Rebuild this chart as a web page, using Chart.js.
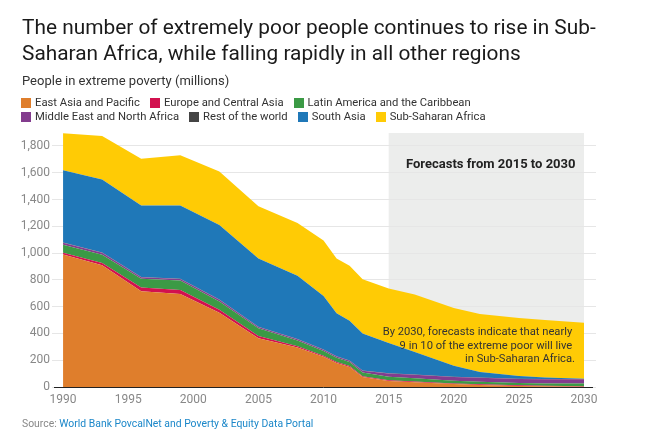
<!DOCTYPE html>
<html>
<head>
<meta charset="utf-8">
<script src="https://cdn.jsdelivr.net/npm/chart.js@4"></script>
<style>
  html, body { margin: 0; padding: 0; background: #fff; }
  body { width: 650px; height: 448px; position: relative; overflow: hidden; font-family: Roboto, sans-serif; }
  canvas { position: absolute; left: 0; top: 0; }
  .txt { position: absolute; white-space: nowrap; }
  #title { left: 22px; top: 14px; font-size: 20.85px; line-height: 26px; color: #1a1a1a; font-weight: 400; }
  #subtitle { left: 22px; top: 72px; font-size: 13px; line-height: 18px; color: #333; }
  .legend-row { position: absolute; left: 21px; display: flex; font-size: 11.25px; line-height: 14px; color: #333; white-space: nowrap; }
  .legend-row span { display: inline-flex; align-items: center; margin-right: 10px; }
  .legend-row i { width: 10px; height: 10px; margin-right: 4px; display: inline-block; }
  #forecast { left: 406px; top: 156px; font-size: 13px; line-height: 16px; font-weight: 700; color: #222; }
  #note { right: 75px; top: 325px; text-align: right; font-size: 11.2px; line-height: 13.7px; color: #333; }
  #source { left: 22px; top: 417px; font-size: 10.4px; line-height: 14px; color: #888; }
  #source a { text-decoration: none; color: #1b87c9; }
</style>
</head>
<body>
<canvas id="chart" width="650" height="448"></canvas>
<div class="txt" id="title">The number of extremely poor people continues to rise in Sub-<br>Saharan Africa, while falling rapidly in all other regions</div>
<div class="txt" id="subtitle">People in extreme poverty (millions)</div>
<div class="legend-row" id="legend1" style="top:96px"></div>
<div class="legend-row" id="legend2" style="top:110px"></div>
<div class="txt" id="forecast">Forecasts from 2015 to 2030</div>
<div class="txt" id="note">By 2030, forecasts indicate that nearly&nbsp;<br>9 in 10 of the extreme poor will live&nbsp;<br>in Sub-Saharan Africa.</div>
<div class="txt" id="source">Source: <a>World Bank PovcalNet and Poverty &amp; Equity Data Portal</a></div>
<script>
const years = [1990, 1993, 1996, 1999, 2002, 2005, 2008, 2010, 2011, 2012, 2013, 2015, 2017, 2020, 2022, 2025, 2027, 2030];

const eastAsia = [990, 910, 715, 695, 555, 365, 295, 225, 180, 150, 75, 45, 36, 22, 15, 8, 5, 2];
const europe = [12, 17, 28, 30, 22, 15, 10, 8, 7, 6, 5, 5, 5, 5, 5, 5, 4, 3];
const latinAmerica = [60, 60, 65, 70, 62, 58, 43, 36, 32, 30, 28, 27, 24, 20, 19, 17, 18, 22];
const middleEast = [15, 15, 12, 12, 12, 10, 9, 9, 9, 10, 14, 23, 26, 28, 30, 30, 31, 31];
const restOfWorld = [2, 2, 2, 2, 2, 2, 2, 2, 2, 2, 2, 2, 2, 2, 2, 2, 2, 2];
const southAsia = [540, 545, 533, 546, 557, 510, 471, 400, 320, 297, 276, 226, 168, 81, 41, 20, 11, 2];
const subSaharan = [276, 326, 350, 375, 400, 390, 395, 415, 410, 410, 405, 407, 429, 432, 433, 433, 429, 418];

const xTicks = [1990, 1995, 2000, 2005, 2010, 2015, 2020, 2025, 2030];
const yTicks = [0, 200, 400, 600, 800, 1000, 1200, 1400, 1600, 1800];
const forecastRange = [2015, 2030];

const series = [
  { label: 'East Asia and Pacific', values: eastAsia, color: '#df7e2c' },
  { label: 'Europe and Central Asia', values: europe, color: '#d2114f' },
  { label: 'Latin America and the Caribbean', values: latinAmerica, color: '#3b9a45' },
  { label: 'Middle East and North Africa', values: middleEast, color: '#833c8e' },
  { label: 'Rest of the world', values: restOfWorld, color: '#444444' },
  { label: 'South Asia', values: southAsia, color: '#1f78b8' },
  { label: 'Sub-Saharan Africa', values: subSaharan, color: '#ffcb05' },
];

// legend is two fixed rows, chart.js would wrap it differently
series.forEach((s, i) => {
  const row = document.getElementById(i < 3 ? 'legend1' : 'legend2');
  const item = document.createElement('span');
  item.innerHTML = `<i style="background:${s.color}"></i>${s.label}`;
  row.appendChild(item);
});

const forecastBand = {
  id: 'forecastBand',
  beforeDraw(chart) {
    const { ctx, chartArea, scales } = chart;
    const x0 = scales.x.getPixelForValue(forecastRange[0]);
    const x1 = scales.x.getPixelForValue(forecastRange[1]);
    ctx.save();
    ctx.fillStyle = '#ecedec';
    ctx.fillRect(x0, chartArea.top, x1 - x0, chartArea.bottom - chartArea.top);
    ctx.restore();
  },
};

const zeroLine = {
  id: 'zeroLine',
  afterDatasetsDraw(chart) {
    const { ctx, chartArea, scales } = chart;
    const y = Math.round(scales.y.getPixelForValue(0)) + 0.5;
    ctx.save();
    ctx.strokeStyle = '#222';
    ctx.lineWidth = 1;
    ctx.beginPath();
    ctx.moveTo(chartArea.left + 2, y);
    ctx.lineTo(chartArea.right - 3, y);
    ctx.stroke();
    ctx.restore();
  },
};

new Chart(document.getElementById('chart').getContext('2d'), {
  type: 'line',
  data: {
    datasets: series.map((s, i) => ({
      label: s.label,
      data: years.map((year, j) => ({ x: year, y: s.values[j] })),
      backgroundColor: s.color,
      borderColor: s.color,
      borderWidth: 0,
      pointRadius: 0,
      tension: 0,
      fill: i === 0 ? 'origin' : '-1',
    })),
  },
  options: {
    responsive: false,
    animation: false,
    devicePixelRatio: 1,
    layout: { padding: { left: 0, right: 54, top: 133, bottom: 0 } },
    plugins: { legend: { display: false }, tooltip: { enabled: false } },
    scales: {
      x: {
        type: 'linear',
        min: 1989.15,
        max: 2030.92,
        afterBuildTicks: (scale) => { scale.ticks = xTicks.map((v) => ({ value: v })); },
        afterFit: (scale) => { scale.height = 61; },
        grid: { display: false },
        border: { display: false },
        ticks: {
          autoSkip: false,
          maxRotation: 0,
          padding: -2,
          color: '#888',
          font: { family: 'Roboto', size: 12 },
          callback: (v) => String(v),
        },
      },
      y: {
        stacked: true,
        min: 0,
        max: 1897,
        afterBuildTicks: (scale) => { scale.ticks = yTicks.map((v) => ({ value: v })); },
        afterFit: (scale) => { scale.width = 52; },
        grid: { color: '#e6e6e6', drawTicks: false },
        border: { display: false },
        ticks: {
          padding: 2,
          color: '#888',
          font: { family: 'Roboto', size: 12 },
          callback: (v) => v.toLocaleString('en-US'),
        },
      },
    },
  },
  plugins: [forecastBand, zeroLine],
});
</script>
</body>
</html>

-----

Repeat the material exactly as it reads, without any of its pictures.

FULL OUTPUT:
Rebuild this chart as a web page, using Chart.js.
<!DOCTYPE html>
<html>
<head>
<meta charset="utf-8">
<script src="https://cdn.jsdelivr.net/npm/chart.js@4"></script>
<style>
  html, body { margin: 0; padding: 0; background: #fff; }
  body { width: 650px; height: 448px; position: relative; overflow: hidden; font-family: Roboto, sans-serif; }
  canvas { position: absolute; left: 0; top: 0; }
  .txt { position: absolute; white-space: nowrap; }
  #title { left: 22px; top: 14px; font-size: 20.85px; line-height: 26px; color: #1a1a1a; font-weight: 400; }
  #subtitle { left: 22px; top: 72px; font-size: 13px; line-height: 18px; color: #333; }
  .legend-row { position: absolute; left: 21px; display: flex; font-size: 11.25px; line-height: 14px; color: #333; white-space: nowrap; }
  .legend-row span { display: inline-flex; align-items: center; margin-right: 10px; }
  .legend-row i { width: 10px; height: 10px; margin-right: 4px; display: inline-block; }
  #forecast { left: 406px; top: 156px; font-size: 13px; line-height: 16px; font-weight: 700; color: #222; }
  #note { right: 75px; top: 325px; text-align: right; font-size: 11.2px; line-height: 13.7px; color: #333; }
  #source { left: 22px; top: 417px; font-size: 10.4px; line-height: 14px; color: #888; }
  #source a { text-decoration: none; color: #1b87c9; }
</style>
</head>
<body>
<canvas id="chart" width="650" height="448"></canvas>
<div class="txt" id="title">The number of extremely poor people continues to rise in Sub-<br>Saharan Africa, while falling rapidly in all other regions</div>
<div class="txt" id="subtitle">People in extreme poverty (millions)</div>
<div class="legend-row" id="legend1" style="top:96px"></div>
<div class="legend-row" id="legend2" style="top:110px"></div>
<div class="txt" id="forecast">Forecasts from 2015 to 2030</div>
<div class="txt" id="note">By 2030, forecasts indicate that nearly&nbsp;<br>9 in 10 of the extreme poor will live&nbsp;<br>in Sub-Saharan Africa.</div>
<div class="txt" id="source">Source: <a>World Bank PovcalNet and Poverty &amp; Equity Data Portal</a></div>
<script>
const years = [1990, 1993, 1996, 1999, 2002, 2005, 2008, 2010, 2011, 2012, 2013, 2015, 2017, 2020, 2022, 2025, 2027, 2030];

const eastAsia = [990, 910, 715, 695, 555, 365, 295, 225, 180, 150, 75, 45, 36, 22, 15, 8, 5, 2];
const europe = [12, 17, 28, 30, 22, 15, 10, 8, 7, 6, 5, 5, 5, 5, 5, 5, 4, 3];
const latinAmerica = [60, 60, 65, 70, 62, 58, 43, 36, 32, 30, 28, 27, 24, 20, 19, 17, 18, 22];
const middleEast = [15, 15, 12, 12, 12, 10, 9, 9, 9, 10, 14, 23, 26, 28, 30, 30, 31, 31];
const restOfWorld = [2, 2, 2, 2, 2, 2, 2, 2, 2, 2, 2, 2, 2, 2, 2, 2, 2, 2];
const southAsia = [540, 545, 533, 546, 557, 510, 471, 400, 320, 297, 276, 226, 168, 81, 41, 20, 11, 2];
const subSaharan = [276, 326, 350, 375, 400, 390, 395, 415, 410, 410, 405, 407, 429, 432, 433, 433, 429, 418];

const xTicks = [1990, 1995, 2000, 2005, 2010, 2015, 2020, 2025, 2030];
const yTicks = [0, 200, 400, 600, 800, 1000, 1200, 1400, 1600, 1800];
const forecastRange = [2015, 2030];

const series = [
  { label: 'East Asia and Pacific', values: eastAsia, color: '#df7e2c' },
  { label: 'Europe and Central Asia', values: europe, color: '#d2114f' },
  { label: 'Latin America and the Caribbean', values: latinAmerica, color: '#3b9a45' },
  { label: 'Middle East and North Africa', values: middleEast, color: '#833c8e' },
  { label: 'Rest of the world', values: restOfWorld, color: '#444444' },
  { label: 'South Asia', values: southAsia, color: '#1f78b8' },
  { label: 'Sub-Saharan Africa', values: subSaharan, color: '#ffcb05' },
];

// legend is two fixed rows, chart.js would wrap it differently
series.forEach((s, i) => {
  const row = document.getElementById(i < 3 ? 'legend1' : 'legend2');
  const item = document.createElement('span');
  item.innerHTML = `<i style="background:${s.color}"></i>${s.label}`;
  row.appendChild(item);
});

const forecastBand = {
  id: 'forecastBand',
  beforeDraw(chart) {
    const { ctx, chartArea, scales } = chart;
    const x0 = scales.x.getPixelForValue(forecastRange[0]);
    const x1 = scales.x.getPixelForValue(forecastRange[1]);
    ctx.save();
    ctx.fillStyle = '#ecedec';
    ctx.fillRect(x0, chartArea.top, x1 - x0, chartArea.bottom - chartArea.top);
    ctx.restore();
  },
};

const zeroLine = {
  id: 'zeroLine',
  afterDatasetsDraw(chart) {
    const { ctx, chartArea, scales } = chart;
    const y = Math.round(scales.y.getPixelForValue(0)) + 0.5;
    ctx.save();
    ctx.strokeStyle = '#222';
    ctx.lineWidth = 1;
    ctx.beginPath();
    ctx.moveTo(chartArea.left + 2, y);
    ctx.lineTo(chartArea.right - 3, y);
    ctx.stroke();
    ctx.restore();
  },
};

new Chart(document.getElementById('chart').getContext('2d'), {
  type: 'line',
  data: {
    datasets: series.map((s, i) => ({
      label: s.label,
      data: years.map((year, j) => ({ x: year, y: s.values[j] })),
      backgroundColor: s.color,
      borderColor: s.color,
      borderWidth: 0,
      pointRadius: 0,
      tension: 0,
      fill: i === 0 ? 'origin' : '-1',
    })),
  },
  options: {
    responsive: false,
    animation: false,
    devicePixelRatio: 1,
    layout: { padding: { left: 0, right: 54, top: 133, bottom: 0 } },
    plugins: { legend: { display: false }, tooltip: { enabled: false } },
    scales: {
      x: {
        type: 'linear',
        min: 1989.15,
        max: 2030.92,
        afterBuildTicks: (scale) => { scale.ticks = xTicks.map((v) => ({ value: v })); },
        afterFit: (scale) => { scale.height = 61; },
        grid: { display: false },
        border: { display: false },
        ticks: {
          autoSkip: false,
          maxRotation: 0,
          padding: -2,
          color: '#888',
          font: { family: 'Roboto', size: 12 },
          callback: (v) => String(v),
        },
      },
      y: {
        stacked: true,
        min: 0,
        max: 1897,
        afterBuildTicks: (scale) => { scale.ticks = yTicks.map((v) => ({ value: v })); },
        afterFit: (scale) => { scale.width = 52; },
        grid: { color: '#e6e6e6', drawTicks: false },
        border: { display: false },
        ticks: {
          padding: 2,
          color: '#888',
          font: { family: 'Roboto', size: 12 },
          callback: (v) => v.toLocaleString('en-US'),
        },
      },
    },
  },
  plugins: [forecastBand, zeroLine],
});
</script>
</body>
</html>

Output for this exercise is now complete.